The Covington City Council previously set prices for the station. Covington utility customers will pay $1.85 per gasoline gallon equivalent (GGE) of CNG, while large-volume customers ((those who will buy CNG in bulk, 15,000 GGEs or more) will pay $1.95 per GGE. City trucks will pay the $1.95 price, Conner said.

All other customers will pay $2.34 per GGE, which Conner said previously is in the same range as other stations in the region. Conner said he doesn’t anticipate the city changing its CNG prices for the next 12 to 18 months, because CNG prices are more stable than gasoline prices.

Utility customers and large-volume customers will receive the additional benefit of having the fuel charged on their monthly utility bills if they choose, instead of having to pay when initially filling up.

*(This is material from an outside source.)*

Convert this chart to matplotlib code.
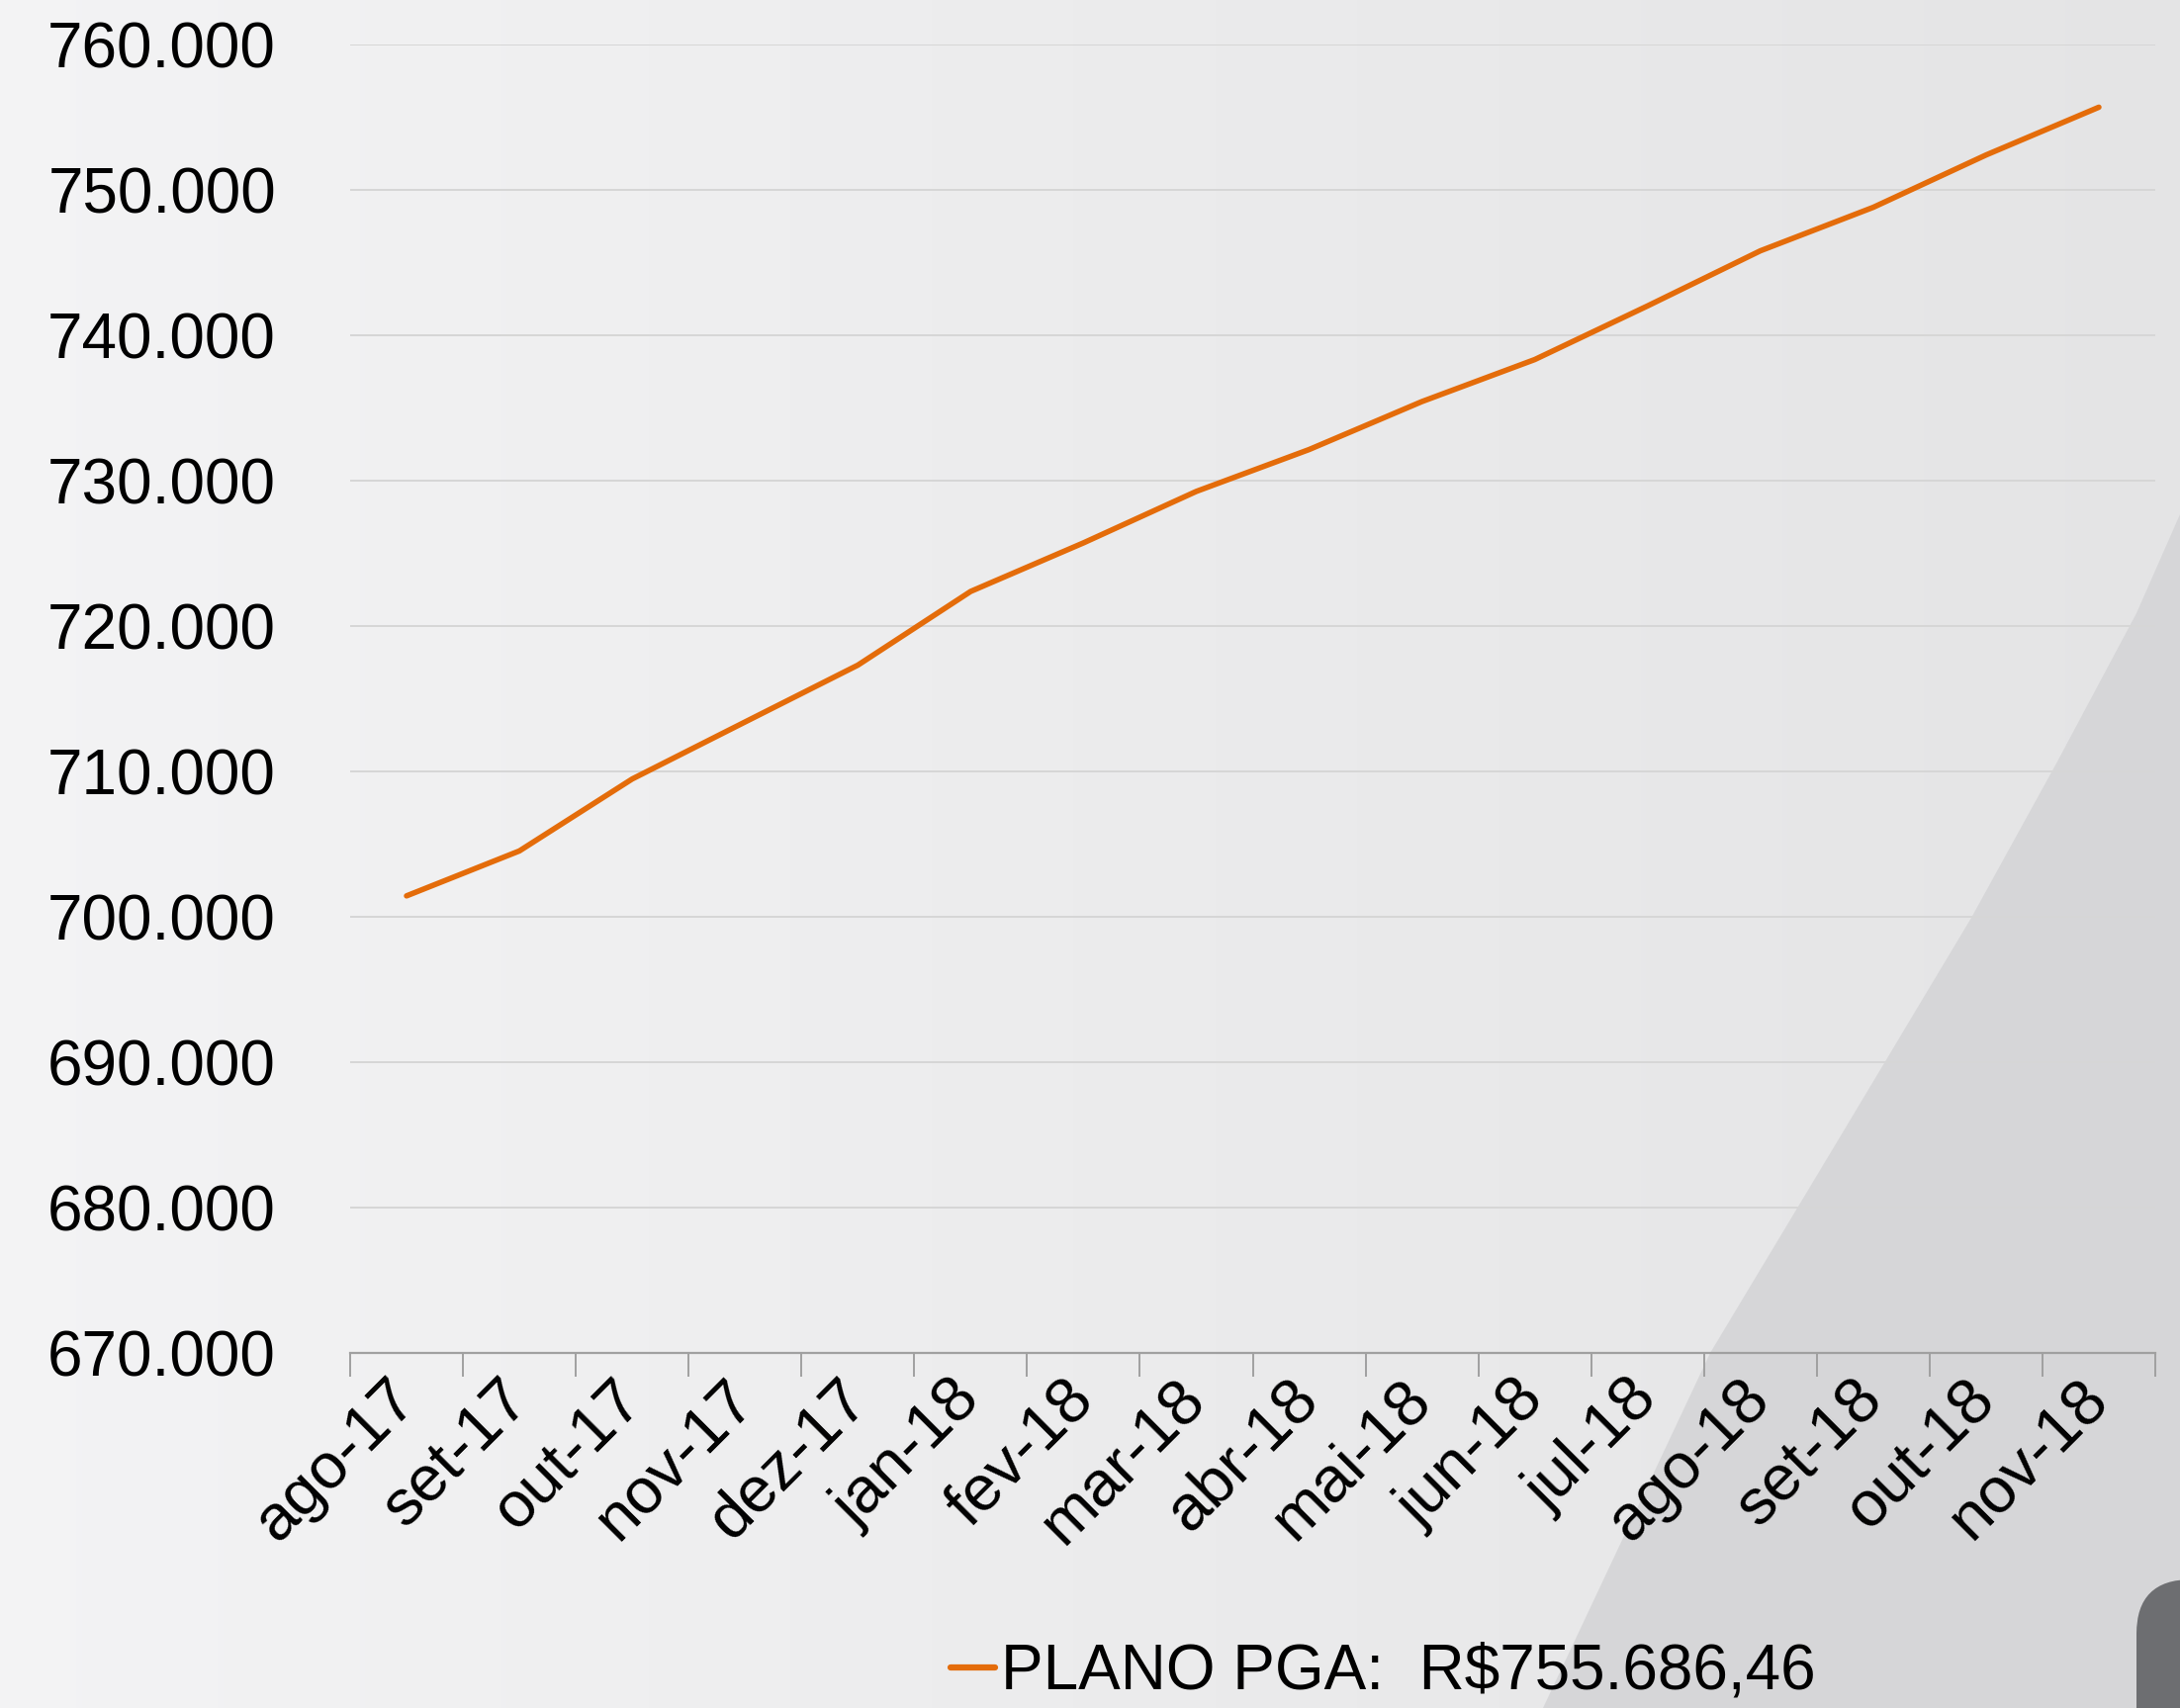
import matplotlib
matplotlib.use("Agg")
import matplotlib.pyplot as plt
import numpy as np
from matplotlib.patches import Polygon, FancyBboxPatch
from matplotlib.ticker import FuncFormatter, FixedLocator

months = ["ago-17", "set-17", "out-17", "nov-17", "dez-17", "jan-18", "fev-18", "mar-18",
          "abr-18", "mai-18", "jun-18", "jul-18", "ago-18", "set-18", "out-18", "nov-18"]
plano_pga = [701440, 704530, 709480, 713400, 717310, 722380, 725720, 729260,
             732140, 735440, 738330, 742020, 745810, 748800, 752400, 755686.46]
y_ticks = [670000, 680000, 690000, 700000, 710000, 720000, 730000, 740000, 750000, 760000]
legend_label = "PLANO PGA:  R\\$755.686,46"

plt.rcParams['font.family'] = ['Liberation Sans', 'DejaVu Sans']

W, H = 2204, 1727
fig = plt.figure(figsize=(W / 100, H / 100), dpi=100)

# background gradient
bg = fig.add_axes([0, 0, 1, 1], zorder=-10)
gx = np.linspace(0, 1, 400)
row = 0.955 - 0.06 * gx
img = np.tile(row, (50, 1))
img3 = np.dstack([img, img, img + 0.004])
bg.imshow(np.clip(img3, 0, 1), aspect='auto', extent=[0, W, 0, H], origin='upper')
# diagonal shaded shape (pixel coords, y from top)
edge = [(2204, 520), (2160, 620), (2080, 770), (1993, 928), (1860, 1150), (1729, 1368), (1560, 1727)]
pts = edge + [(2204, 1727)]
bg.add_patch(Polygon([(x, H - y) for x, y in pts], closed=True, facecolor='#d5d5d7',
                     edgecolor='none', alpha=0.9))
bg.add_patch(FancyBboxPatch((2160, -60), 140, 190, boxstyle="round,pad=0,rounding_size=55",
                            facecolor='#6d6e71', edgecolor='none'))
bg.set_xlim(0, W)
bg.set_ylim(0, H)
bg.axis('off')

ax = fig.add_axes([354 / W, 1 - 1368 / H, (2179 - 354) / W, (1368 - 45) / H])
ax.patch.set_alpha(0)

x = np.arange(len(months))
ax.plot(x, plano_pga, color='#E46C0A', linewidth=4.0, solid_capstyle='round',
        label=legend_label, zorder=3)

ax.set_xlim(-0.5, len(months) - 0.5)
ax.set_ylim(y_ticks[0], y_ticks[-1])
ax.set_yticks(y_ticks)
ax.yaxis.set_major_formatter(FuncFormatter(lambda v, p: f"{int(v):,}".replace(",", ".")))
ax.grid(axis='y', color='#d6d6d6', linewidth=1.4, zorder=0)
ax.set_axisbelow(True)

for s in ['left', 'right', 'top']:
    ax.spines[s].set_visible(False)
ax.spines['bottom'].set_color('#a0a0a0')
ax.spines['bottom'].set_linewidth(1.6)

ax.tick_params(axis='y', length=0, pad=54, labelsize=46, labelcolor='black')
ax.set_xticks(x)
ax.set_xticklabels(months, rotation=45, ha='right', va='center', rotation_mode='anchor', fontsize=47)
ax.tick_params(axis='x', which='major', length=0, pad=27)
ax.xaxis.set_minor_locator(FixedLocator(np.arange(-0.5, len(months), 1.0)))
ax.tick_params(axis='x', which='minor', length=17, width=1.4, color='#a0a0a0', direction='out')

leg = fig.legend(loc='center', bbox_to_anchor=(995 * 1.4056 / W, 1 - 1691 / H),
                 frameon=False, fontsize=46, handlelength=0.7, handletextpad=0.1)
for line in leg.get_lines():
    line.set_linewidth(4.5)

fig.savefig("out.png", dpi=100)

Conner said Tuesday the city is offering keys, similar to grocery store discount cards, customers can use to have their accounts billed; he said the process is simple and takes five minutes to complete at City Hall. Using this system allows the city to eliminate processing fees normally charged when customers use credit cards, Conner said previously.

Rahim Charania, CEO of American Fueling Systems – the company that built the station – said previously the station’s four pumps can fill a tank at a speed of 9 gasoline gallon equivalents (GGEs) of CNG per minute.

The city owns seven CNG-powered vehicles and has another one on the way, Conner said, noting the city was working to put out bids for two more trucks, including a garbage truck. The city expects to have a total of 11 CNG-powered vehicles by the end of June and would have purchased 19 bi-fuel (CNG and gasoline) cars for the police department earlier this year, but the models the city wanted were discontinued from production.

CNG trucks cost a premium, but even at their retail price, the trucks normally recover the additional cost through fuel savings after 60,000 miles, Conner said previously, after which point pure fuel savings kick in. The city has managed to buy some discounted trucks and will be able to sell itself cheaper-than-retail fuel, allowing it save more money.

Conner previously said both the county and Newton County School System have expressed interest in purchasing CNG vehicles and using the city’s fueling station, as they use 1.4 million gallons of fuel annually.